By Kirstin Palovick, Organizing and Policy Associate, NARAL Pro-Choice Missouri

 

Governor Eric Greitens announced over a month ago a special session targeting the NARAL-backed Reproductive Nondiscrimination Ordinance passed in the City of St. Louis and the protections it provides to women and families in making their reproductive health decisions.

Since the passage of this bill in February, anti-choice legislators have continued their ill-informed assault on the ordinance, attempting to pass bills in Jefferson City that target Missouri women and families instead of further protecting them from discrimination. On July 10, The Missouri Times published a piece by Representative Hannah Kelly in which she further articulates the many misconceptions about the St. Louis ordinance.

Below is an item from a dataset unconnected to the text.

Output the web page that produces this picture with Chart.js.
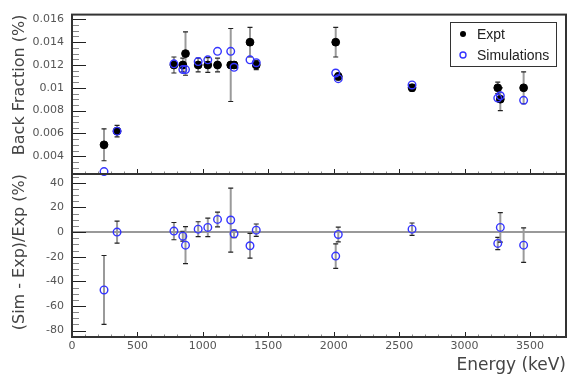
<!DOCTYPE html>
<html>
<head>
<meta charset="utf-8">
<script src="https://cdn.jsdelivr.net/npm/chart.js@4.4.1/dist/chart.umd.min.js"></script>
<style>
  html, body { margin: 0; padding: 0; background: #fff; }
  #wrap { position: relative; width: 579px; height: 386px; }
  #wrap canvas { position: absolute; left: 0; top: 0; }
</style>
</head>
<body>
<div id="wrap">
  <canvas id="topChart" width="579" height="386"></canvas>
  <canvas id="bottomChart" width="579" height="386"></canvas>
</div>
<script>
// gamma line energies (keV)
const energies = [244.7, 344.3, 778.9, 846.8, 867.4, 964.1, 1037.8, 1112.1, 1212.9, 1238.3,
                  1360.2, 1408.0, 2015.2, 2034.8, 2598.5, 3253.5, 3273.1, 3451.2];
// back fraction (%)
const expt    = [0.0050, 0.0062, 0.0120, 0.0120, 0.0130, 0.0120, 0.0120, 0.0120, 0.0120, 0.0120,
                 0.0140, 0.0120, 0.0140, 0.0110, 0.0100, 0.0100, 0.0090, 0.0100];
const exptErr = [0.0014, 0.0005, 0.0007, 0.0006, 0.0019, 0.0006, 0.00065, 0.0006, 0.0032, 0.0003,
                 0.0013, 0.0004, 0.0013, 0.0003, 0.0003, 0.0005, 0.0010, 0.0014];
const sim     = [0.00265, 0.0062, 0.0121, 0.0116, 0.0116, 0.0123, 0.01245, 0.0132, 0.0132, 0.0118,
                 0.01245, 0.0122, 0.0113, 0.0108, 0.01025, 0.0091, 0.0093, 0.0089];
// (Sim - Exp)/Exp (%)
const diff    = [-47, 0, 0.8, -3.3, -10.6, 2.4, 3.8, 10.3, 9.8, -1.4,
                 -11.1, 1.6, -19.5, -1.9, 2.4, -9.2, 3.8, -10.6];
const diffErr = [28, 9, 7, 4, 15, 6, 7.5, 6, 26, 3, 10, 5, 10, 6, 5, 5, 12, 14];

const energyTicks = [0, 500, 1000, 1500, 2000, 2500, 3000, 3500];
const fracTicks = [0.004, 0.006, 0.008, 0.01, 0.012, 0.014, 0.016];
const diffTicks = [-80, -60, -40, -20, 0, 20, 40];

const FONT = "'DejaVu Sans', sans-serif";
const X_MAX = 3775;

function pts(ys) {
  return energies.map((e, i) => ({x: e, y: ys[i]}));
}

// vertical error bars: grey stem with dark caps
function errorBars(vals, errs) {
  return {
    id: 'errorBars',
    beforeDatasetsDraw(chart) {
      const ctx = chart.ctx, xs = chart.scales.x, ys = chart.scales.y;
      ctx.save();
      energies.forEach((e, i) => {
        if (!errs[i]) return;
        const px = xs.getPixelForValue(e);
        const y1 = ys.getPixelForValue(vals[i] + errs[i]);
        const y2 = ys.getPixelForValue(vals[i] - errs[i]);
        ctx.strokeStyle = '#9a9a9a';
        ctx.lineWidth = 2;
        ctx.beginPath(); ctx.moveTo(px, y1); ctx.lineTo(px, y2); ctx.stroke();
        ctx.strokeStyle = '#222';
        ctx.lineWidth = 1.2;
        ctx.beginPath();
        ctx.moveTo(px - 2.5, y1); ctx.lineTo(px + 2.5, y1);
        ctx.moveTo(px - 2.5, y2); ctx.lineTo(px + 2.5, y2);
        ctx.stroke();
      });
      ctx.restore();
    }
  };
}

// ROOT style frame with inward ticks
function rootFrame(yMinorStep, yMajor) {
  return {
    id: 'rootFrame',
    afterDraw(chart) {
      const ctx = chart.ctx, a = chart.chartArea;
      const xs = chart.scales.x, ys = chart.scales.y;
      ctx.save();
      ctx.lineWidth = 1;
      // y ticks
      const n0 = Math.ceil(ys.min / yMinorStep), n1 = Math.floor(ys.max / yMinorStep);
      for (let n = n0; n <= n1; n++) {
        const v = n * yMinorStep;
        const major = yMajor.some(t => Math.abs(t - v) < yMinorStep / 10);
        const py = Math.round(ys.getPixelForValue(v)) + 0.5;
        ctx.strokeStyle = major ? '#222' : '#888';
        ctx.beginPath(); ctx.moveTo(a.left, py); ctx.lineTo(a.left + (major ? 14 : 7), py); ctx.stroke();
      }
      // x ticks
      for (let v = 0; v <= xs.max; v += 100) {
        const major = v % 500 === 0;
        const px = Math.round(xs.getPixelForValue(v)) + 0.5;
        ctx.strokeStyle = major ? '#222' : '#888';
        ctx.beginPath(); ctx.moveTo(px, a.bottom); ctx.lineTo(px, a.bottom - (major ? 5 : 2.5)); ctx.stroke();
      }
      ctx.strokeStyle = '#333';
      ctx.lineWidth = 2;
      ctx.strokeRect(a.left, a.top, a.right - a.left, a.bottom - a.top);
      ctx.restore();
    }
  };
}

const legendBox = {
  id: 'legendBox',
  afterDraw(chart) {
    const ctx = chart.ctx;
    ctx.save();
    ctx.fillStyle = '#fff';
    ctx.fillRect(450, 22, 106, 44);
    ctx.strokeStyle = '#333';
    ctx.lineWidth = 1;
    ctx.strokeRect(450.5, 22.5, 106, 44);
    ctx.font = "14px 'Liberation Sans', Arial, sans-serif";
    ctx.textBaseline = 'middle';
    chart.data.datasets.forEach((ds, i) => {
      const y = 34 + i * 21;
      ctx.beginPath();
      ctx.arc(463, y, 3, 0, Math.PI * 2);
      if (ds.pointBackgroundColor !== 'transparent') {
        ctx.fillStyle = ds.pointBackgroundColor; ctx.fill();
      } else {
        ctx.strokeStyle = ds.pointBorderColor; ctx.lineWidth = 1.4; ctx.stroke();
      }
      ctx.fillStyle = '#222';
      ctx.fillText(ds.label, 477, y + 1);
    });
    ctx.restore();
  }
};

const zeroLine = {
  id: 'zeroLine',
  beforeDatasetsDraw(chart) {
    const ctx = chart.ctx, a = chart.chartArea;
    const py = chart.scales.y.getPixelForValue(0);
    ctx.save();
    ctx.strokeStyle = '#999';
    ctx.lineWidth = 2;
    ctx.beginPath(); ctx.moveTo(a.left, py); ctx.lineTo(a.right, py); ctx.stroke();
    ctx.restore();
  }
};

function yAxis(min, max, ticks, title) {
  return {
    type: 'linear',
    min: min,
    max: max,
    afterBuildTicks: s => { s.ticks = ticks.map(v => ({value: v})); },
    afterFit: s => { s.width = 72; },
    grid: {display: false, drawTicks: false},
    border: {display: false},
    ticks: {
      callback: v => String(+v.toFixed(4)),
      font: {family: FONT, size: 11},
      color: '#555',
      padding: 8
    },
    title: {
      display: true,
      text: title,
      align: 'end',
      color: '#444',
      font: {family: FONT, size: 16},
      padding: {top: 10, bottom: 0}
    }
  };
}

Chart.defaults.animation = false;

new Chart('topChart', {
  type: 'scatter',
  data: {
    datasets: [{
      label: 'Expt',
      data: pts(expt),
      pointRadius: 3.9,
      pointBackgroundColor: '#000',
      pointBorderColor: '#000',
      pointBorderWidth: 1,
      order: 1,
      clip: false
    }, {
      label: 'Simulations',
      data: pts(sim),
      pointRadius: 3.8,
      pointBackgroundColor: 'transparent',
      pointBorderColor: '#3434ff',
      pointBorderWidth: 1.4,
      order: 0,
      clip: false
    }]
  },
  options: {
    responsive: false,
    devicePixelRatio: 1,
    layout: {padding: {top: 12, right: 13, left: 0, bottom: 0}},
    plugins: {legend: {display: false}, tooltip: {enabled: false}},
    scales: {
      x: {
        type: 'linear', min: 0, max: X_MAX,
        afterFit: s => { s.height = 212; },
        ticks: {display: false},
        grid: {display: false, drawTicks: false},
        border: {display: false}
      },
      y: yAxis(0.00244, 0.01642, fracTicks, 'Back Fraction (%)')
    }
  },
  plugins: [errorBars(expt, exptErr), rootFrame(0.0005, fracTicks), legendBox]
});

new Chart('bottomChart', {
  type: 'scatter',
  data: {
    datasets: [{
      label: '(Sim - Exp)/Exp',
      data: pts(diff),
      pointRadius: 3.8,
      pointBackgroundColor: 'transparent',
      pointBorderColor: '#3434ff',
      pointBorderWidth: 1.4
    }]
  },
  options: {
    responsive: false,
    devicePixelRatio: 1,
    layout: {padding: {top: 174, right: 13, left: 0, bottom: 0}},
    plugins: {legend: {display: false}, tooltip: {enabled: false}},
    scales: {
      x: {
        type: 'linear', min: 0, max: X_MAX,
        afterBuildTicks: s => { s.ticks = energyTicks.map(v => ({value: v})); },
        afterFit: s => { s.height = 49; },
        grid: {display: false, drawTicks: false},
        border: {display: false},
        ticks: {
          callback: v => String(v),
          font: {family: FONT, size: 11},
          color: '#555',
          padding: 3,
          maxRotation: 0
        },
        title: {
          display: true,
          text: 'Energy (keV)',
          align: 'end',
          color: '#444',
          font: {family: FONT, size: 17},
          padding: {top: 0, bottom: 10}
        }
      },
      y: yAxis(-85.2, 47.2, diffTicks, '(Sim - Exp)/Exp (%)')
    }
  },
  plugins: [zeroLine, errorBars(diff, diffErr), rootFrame(5, diffTicks)]
});
</script>
</body>
</html>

Throughout the article, Representative Kelly attacks the ordinance, arguing that it forces religiously-based maternity homes to hire pro-choice activists. This is not true. The purpose of this bill is to protect women from discrimination based on reproductive health decisions, not about protecting individuals based on their beliefs.

The Reproductive Nondiscrimination Ordinance is about protecting women and families from discrimination in employment and housing based on the private, reproductive health decisions that they make. This means that employers must hire someone based on their merit, not for having an abortion. The ordinance makes it illegal for landlords to refuse to rent to someone simply for being a single mother. And this ordinance does not allow for an employer or a realtor to use religion as a tool to discriminate against a woman or family for the reproductive choices that they make.

If Governor Greitens wants to continue spending taxpayer dollars on a special session (it is already estimated at $139,000), legislators like Representative Kelly should be talking about the immediate needs of Missouri families, such as expanding Medicaid, lowering the infant and maternal mortality rate and tackling the growth of food insecurity. It is insulting that the Missouri legislature and the governor are continuing their attempt to roll back protections that the St. Louis Board of Aldermen saw fit for their constituents.